A Hundred Ways To Write

I have just spent rather a lot of time traveling to see my new niece, so you'll excuse the lack of posting on this blog. I have also been reading a good deal. True Men & Traitors: From the OSS to the CIA, my Life in the Shadows by David Doyle is fascinating and whether because of that book or watching The Man From U.N.C.L.E., the Cold War and spies have very much been on the brain. Schindler's List is nearly finished, and I've been burrowing among food magazines and reading up on this very different but so intricate form of creativity and the people who have done astonishingly well with it.

I've been thinking a lot about the different forms of "being a writer." When I first got into this gig, I thought being a writer meant being a novelist.

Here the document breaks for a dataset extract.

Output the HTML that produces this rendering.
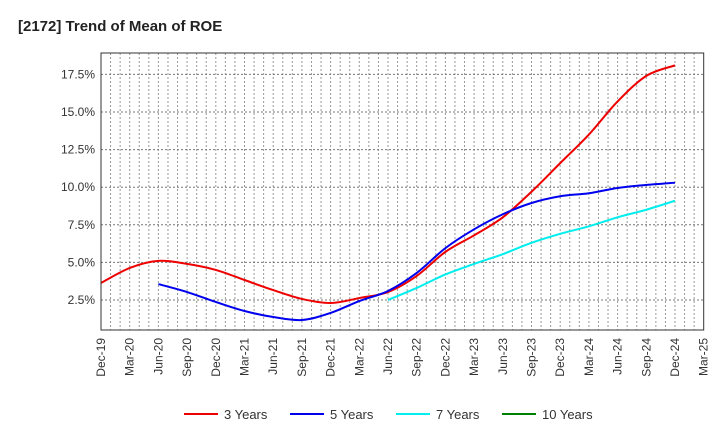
<!DOCTYPE html>
<html><head><meta charset="utf-8"><style>
body{margin:0;background:#fff;font-family:"Liberation Sans",sans-serif}
</style></head><body>
<svg id="chart" width="720" height="440" xmlns="http://www.w3.org/2000/svg" font-family="Liberation Sans, sans-serif">
<text x="18" y="31" font-size="15" font-weight="bold" fill="#222">[2172]  Trend of Mean of ROE</text>
<g id="grid"></g><g id="series"></g><g id="axes"></g><g id="legend"></g>
</svg>
<script>
const xLabels=["Dec-19","Mar-20","Jun-20","Sep-20","Dec-20","Mar-21","Jun-21","Sep-21","Dec-21","Mar-22","Jun-22","Sep-22","Dec-22","Mar-23","Jun-23","Sep-23","Dec-23","Mar-24","Jun-24","Sep-24","Dec-24","Mar-25"];
const yTicks=[2.5,5,7.5,10,12.5,15,17.5];
const s3=[3.63,4.63,5.1,4.9,4.5,3.83,3.16,2.57,2.3,2.63,3.03,4.1,5.7,6.8,8.0,9.7,11.6,13.5,15.7,17.4,18.1];
const s5=[null,null,3.56,3.03,2.37,1.77,1.37,1.17,1.64,2.43,3.1,4.3,5.95,7.2,8.2,8.95,9.4,9.6,9.95,10.15,10.3];
const s7=[null,null,null,null,null,null,null,null,null,null,2.5,3.3,4.2,4.9,5.55,6.3,6.9,7.4,8.0,8.5,9.1];
const s10=[];
const NS="http://www.w3.org/2000/svg";
const L=101,R=703.7,T=53,B=330;
const X=i=>L+i*(R-L)/21;
const Y=v=>300-(v-2.5)*15.04;
function mk(tag,attrs,parent){const e=document.createElementNS(NS,tag);for(const k in attrs)e.setAttribute(k,attrs[k]);parent.appendChild(e);return e;}
const grid=document.getElementById('grid'),axes=document.getElementById('axes'),ser=document.getElementById('series'),leg=document.getElementById('legend');
for(let m=1;m<63;m++){const x=L+m*(R-L)/63;
const g=mk('line',{x1:x,x2:x,y1:T,y2:B,stroke:'#999','stroke-dasharray':'2,2','stroke-width':1},grid);

}
yTicks.forEach(v=>{const y=Y(v);
const g=mk('line',{x1:L,x2:R,y1:y,y2:y,stroke:'#777','stroke-dasharray':'2,2','stroke-width':1},grid);


const t=mk('text',{x:L-6,y:y+4,'text-anchor':'end','font-size':12,fill:'#333'},axes);t.textContent=v.toFixed(1)+'%';

});
const fr=mk('rect',{x:L,y:T,width:R-L,height:B-T,fill:'none',stroke:'#333','stroke-width':1},axes);


xLabels.forEach((lab,i)=>{const x=X(i);
const t=mk('text',{transform:`translate(${x+4},${B+8}) rotate(-90)`,'text-anchor':'end','font-size':12,fill:'#333'},axes);t.textContent=lab;

});
function path(arr){const p=[];arr.forEach((v,i)=>{if(v!=null)p.push([X(i),Y(v)]);});if(!p.length)return '';
let d=`M${p[0][0]},${p[0][1]}`;
for(let i=0;i<p.length-1;i++){const p0=p[i-1]||p[i],p1=p[i],p2=p[i+1],p3=p[i+2]||p2;
d+=` C${p1[0]+(p2[0]-p0[0])/6},${p1[1]+(p2[1]-p0[1])/6} ${p2[0]-(p3[0]-p1[0])/6},${p2[1]-(p3[1]-p1[1])/6} ${p2[0]},${p2[1]}`;}
return d;}
const series=[[s3,'#ee0000','3 Years'],[s5,'#0000ee','5 Years'],[s7,'#00eeee','7 Years'],[s10,'#008000','10 Years']];
series.forEach(([a,c,n],k)=>{
if(a.length){const p=mk('path',{d:path(a),fill:'none',stroke:c,'stroke-width':2},ser);

}
const lx=[184,290,396,502][k];
const ll=mk('line',{x1:lx,x2:lx+34,y1:414,y2:414,stroke:c,'stroke-width':2},leg);


const t=mk('text',{x:lx+40,y:419,'font-size':13,fill:'#333'},leg);t.textContent=n;

});
</script>
</body></html>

Well, it can mean that and for a lot of us it does mean that. But there are many other methods of being a writer. Methods that are fun and helpful to explore even if you think novelizing is your main talent. For instance, you could freelance some non-fiction articles, enter an essay contest, submit poetry to a magazine, take on a job as a content-editor, start a blog series on your favorite restaurants, or write a cookbook. You could write an editorial for the newspaper on a social issue close to your heart, or freelance the entertainment column for a local newspaper. I think of one of my favorite Facebook accounts, Humans of New York, and how its proprietor, Brandon Stanton, has so smoothly meshed photography and writing in telling the stories of people he meets in word and image. That's such a cool and inventive method of being a writer. You know what I really want to do? I want to be in charge of writing descriptions of perfumes and naming a line of nail polishes or lipsticks. Isn't that weird? But I bet I could get paid for it and it sounds like so much fun. I've also always wanted to name a neighborhood full of streets under a certain theme. I think I might have a problem with naming things.

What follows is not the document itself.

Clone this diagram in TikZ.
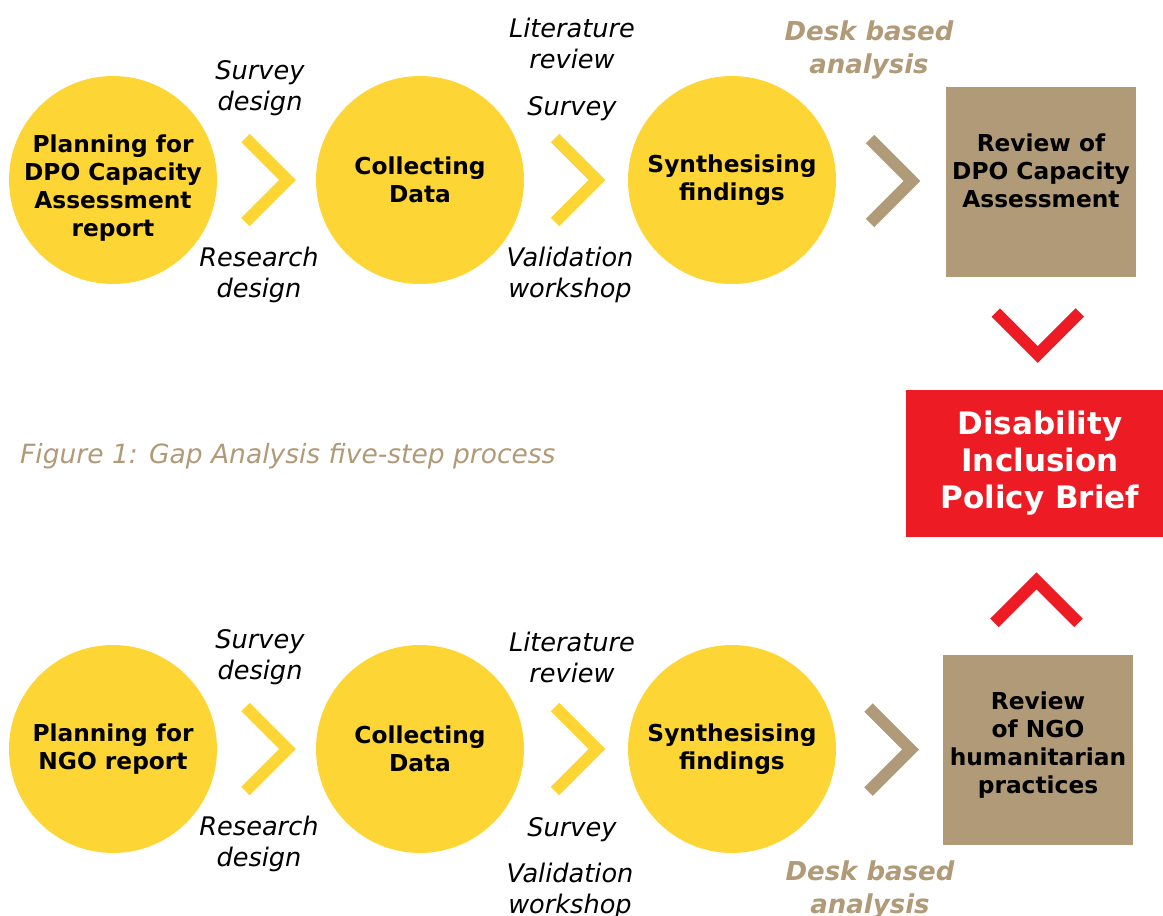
\documentclass[tikz,border=0pt]{standalone}
\usepackage{fontspec}
\setmainfont{DejaVu Sans}
\usetikzlibrary{calc}
\definecolor{dpoyellow}{HTML}{FDD535}
\definecolor{desktan}{HTML}{B09A77}
\definecolor{briefred}{HTML}{ED1C24}
\tikzset{
  chevron/.pic={\draw[pic actions, line width=12pt, line join=miter] (-21,-42) -- (21,0) -- (-21,42);}
}
\begin{document}
\begin{tikzpicture}[x=1pt, y=-1pt,
    stage/.style={circle, fill=dpoyellow, minimum size=208pt, inner sep=0pt, align=center, font=\bfseries\fontsize{23.3}{28}\selectfont},
    review/.style={rectangle, fill=desktan, minimum size=190pt, inner sep=0pt},
    boxtext/.style={align=center, inner sep=0pt, font=\bfseries\fontsize{23.3}{28}\selectfont},
    brief/.style={rectangle, fill=briefred, text=white, minimum width=257pt, minimum height=147pt, inner sep=0pt, align=center, font=\bfseries\fontsize{31}{37}\selectfont},
    note/.style={align=center, inner sep=0pt, font=\itshape\fontsize{25.6}{31}\selectfont},
    desk/.style={note, text=desktan, font=\bfseries\itshape\fontsize{26}{33}\selectfont},
    caption/.style={anchor=west, inner sep=0pt, text=desktan, font=\itshape\fontsize{26.5}{30}\selectfont}]
  \useasboundingbox (0,0) rectangle (1163,916);
  % top row
  \node[stage] (plan1) at (113,180) {};
  \node[boxtext] (plan1text) at (113,188) {Planning for\\DPO Capacity\\Assessment\\report};
  \node[stage] (collect1) at (420,180) {Collecting\\Data};
  \node[stage] (synth1) at (732,180) {Synthesising\\findings};
  \node[review] (rev1) at (1041,182) {};
  \node[boxtext] (rev1text) at (1041,171) {Review of\\DPO Capacity\\Assessment};
  % bottom row
  \node[stage] (plan2) at (113,749) {Planning for\\NGO report};
  \node[stage] (collect2) at (420,749) {Collecting\\Data};
  \node[stage] (synth2) at (732,749) {Synthesising\\findings};
  \node[review] (rev2) at (1038,750) {};
  \node[boxtext] (rev2text) at (1038,745) {Review\\of NGO\\humanitarian\\practices};
  \node[brief] (brief) at (1034.5,463.5) {\hspace*{11pt}Disability\\\hspace*{11pt}Inclusion\\\hspace*{11pt}Policy Brief};
  % chevrons
  \foreach \a/\b/\c in {plan1/collect1/dpoyellow, collect1/synth1/dpoyellow, synth1/rev1/desktan,
                        plan2/collect2/dpoyellow, collect2/synth2/dpoyellow, synth2/rev2/desktan}
    \pic[color=\c] at ($(\a.east)!0.5!(\b.west)$) {chevron};
  \pic[color=briefred, rotate=-90] at ($(rev1.south)!0.5!(brief.north)$) {chevron};
  \pic[color=briefred, rotate=90] at ($(brief.south)!0.55!(rev2.north)$) {chevron};
  % labels
  \node[note] (survd1) at (260,88) {Survey\\design};
  \node[note] (resd1) at (259,275) {Research\\design};
  \node[note] (lit1) at (572,43) {Literature\\review};
  \node[note] (surv1) at (572,109) {Survey};
  \node[note] (valid1) at (570,275) {Validation\\workshop};
  \node[desk] (desk1) at (869,50) {Desk based\\analysis};
  \node[caption] (fig) at (20,456) {Figure 1: Gap Analysis five-step process};
  \node[note] (survd2) at (260,657) {Survey\\design};
  \node[note] (resd2) at (259,844) {Research\\design};
  \node[note] (lit2) at (572,657) {Literature\\review};
  \node[note] (surv2) at (572,830) {Survey};
  \node[note] (valid2) at (570,891) {Validation\\workshop};
  \node[desk] (desk2) at (870,890) {Desk based\\analysis};
\end{tikzpicture}
\end{document}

My heart has also been tied up in finishing seasons 4, 5, and 6 of White Collar and continuing to watching The West Wing. Also the odd episode or three of Parks & Rec watched while holding a sleeping infant and trying not to wake her with my laughter.


Got me thinking about screenwriting, and what a blast it would be to write a show so successfully that you had fans begging for more, that your words got quoted in daily conversation, that people aspired to dress like your character, or be your character some day.


Jeff Eastin, I blame you for my goal to become Elizabeth Burke. I also blame you for creating Neal Caffrey, making me want to marry a Bureau agent, and making NYC look swankier than it ever has. But that's a whole nother conversation. Then the devastating trailer for the final season of Downton Abbey came out and cemented the thing: screenwriting is, perhaps, just as rewarding profession as becoming a best-selling novelist. So I suppose my thought for your Wednesday is this: never limit the range of your writing experience to novels only. Write your novels and write them well. Noveling is probably the most straightforward way in which you can be a writer. But if you want to create an addicting screenplay on the side? Well, I'm not going to stop you.


2 comments:

Skye Hoffert said...

Maybe it is time to broaden my horizons with my writing. Thanks for the thought.

Rachel Heffington said...

You're welcome! Novelizing is great - don't get me wrong - but sometimes it is fun to look outside the covers of a book for more ways to write.